_DIRECTIONS FOR THIS TASK_: Write out the opening lines of the data word for word, up to and including the line with "YAxis, CartesianGrid, Legend", and leave every picture and every later line out.

>> Start

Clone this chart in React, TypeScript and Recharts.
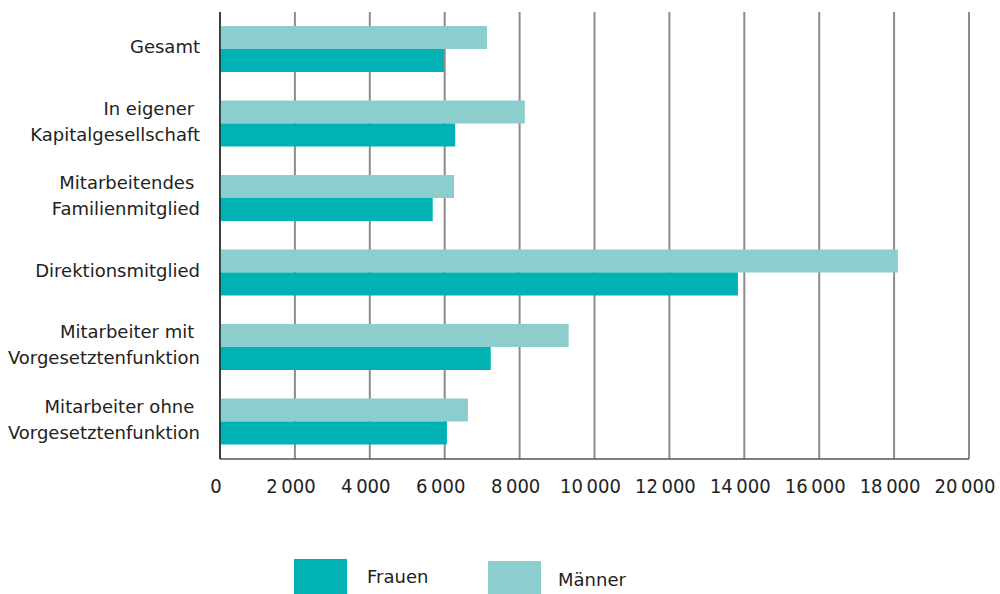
import React from 'react';
import { BarChart, Bar, XAxis, YAxis, CartesianGrid, Legend } from 'recharts';

const categories = [
  'Gesamt',
  'In eigener \nKapitalgesellschaft',
  'Mitarbeitendes \nFamilienmitglied',
  'Direktionsmitglied',
  'Mitarbeiter mit \nVorgesetztenfunktion',
  'Mitarbeiter ohne \nVorgesetztenfunktion',
];
const frauen = [5980, 6280, 5680, 13830, 7230, 6060];
const maenner = [7130, 8140, 6250, 18100, 9310, 6620];
const xTicks = [0, 2000, 4000, 6000, 8000, 10000, 12000, 14000, 16000, 18000, 20000];

const COLORS = {
  frauen: '#00b2b4',
  maenner: '#8ccdcd',
};

const data = categories.map((name, i) => ({ name, frauen: frauen[i], maenner: maenner[i] }));

const TEXT = '#222';
const FONT = "'DejaVu Sans', sans-serif";

const formatThousands = (v: number) =>
  v === 0 ? '0' : `${Math.floor(v / 1000)}\u2009${String(v % 1000).padStart(3, '0')}`;

const CategoryTick = (props: any) => {
  const { x, y, payload } = props;
  const lines: string[] = String(payload.value).split('\n');
  const startY = y - (lines.length - 1) * 13 - 3;
  return (
    <text
      x={x}
      y={startY}
      textAnchor="end"
      dominantBaseline="central"
      fill={TEXT}
      fontSize={18}
      fontFamily={FONT}
      style={{ whiteSpace: 'pre' }}
    >
      {lines.map((line, i) => (
        <tspan key={i} x={x} dy={i === 0 ? 0 : 26}>
          {line}
        </tspan>
      ))}
    </text>
  );
};

const legendItems = [
  { name: 'Frauen', color: COLORS.frauen, left: 294, top: 4, h: 35, textLeft: 367, textTop: 22 },
  { name: 'Männer', color: COLORS.maenner, left: 488, top: 6, h: 33, textLeft: 558, textTop: 25 },
];

const ChartLegend = () => (
  <div style={{ position: 'relative', width: 1000, height: 39 }}>
    {legendItems.map((item) => (
      <React.Fragment key={item.name}>
        <div
          style={{
            position: 'absolute',
            left: item.left,
            top: item.top,
            width: 53,
            height: item.h,
            background: item.color,
          }}
        />
        <div
          style={{
            position: 'absolute',
            left: item.textLeft,
            top: item.textTop,
            transform: 'translateY(-50%)',
            fontFamily: FONT,
            fontSize: 18,
            color: TEXT,
            lineHeight: 1,
          }}
        >
          {item.name}
        </div>
      </React.Fragment>
    ))}
  </div>
);

export default function App() {
  return (
    <div style={{ position: 'absolute', left: 0, top: 0, width: 1000, height: 594, background: '#fff' }}>
      <BarChart
        width={1000}
        height={594}
        data={data}
        layout="vertical"
        margin={{ top: 12, right: 31, left: 0, bottom: 90 }}
        barGap={0}
      >
        <CartesianGrid horizontal={false} stroke="#8c8c8c" strokeWidth={2} />
        <XAxis
          type="number"
          domain={[0, 20000]}
          ticks={xTicks}
          interval={0}
          tickFormatter={formatThousands}
          tickLine={false}
          axisLine={{ stroke: '#555', strokeWidth: 1.5 }}
          tickSize={0}
          tickMargin={20}
          height={45}
          tick={{ fill: TEXT, fontSize: 20, dx: -4, fontFamily: "'DejaVu Sans Condensed', 'DejaVu Sans', sans-serif" }}
        />
        <YAxis
          type="category"
          dataKey="name"
          width={220}
          tickLine={false}
          tickSize={0}
          tickMargin={20}
          interval={0}
          axisLine={{ stroke: '#222', strokeWidth: 1.5 }}
          tick={<CategoryTick />}
        />
        <Legend
          layout="horizontal"
          verticalAlign="middle"
          align="center"
          wrapperStyle={{ top: 555, left: 0, width: 1000, height: 39 }}
          content={() => <ChartLegend />}
        />
        <Bar dataKey="maenner" name="Männer" fill={COLORS.maenner} barSize={23} isAnimationActive={false} />
        <Bar dataKey="frauen" name="Frauen" fill={COLORS.frauen} barSize={23} isAnimationActive={false} />
      </BarChart>
    </div>
  );
}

>> End

_EXERCISE ANSWER_:
Clone this chart in React, TypeScript and Recharts.
import React from 'react';
import { BarChart, Bar, XAxis, YAxis, CartesianGrid, Legend } from 'recharts';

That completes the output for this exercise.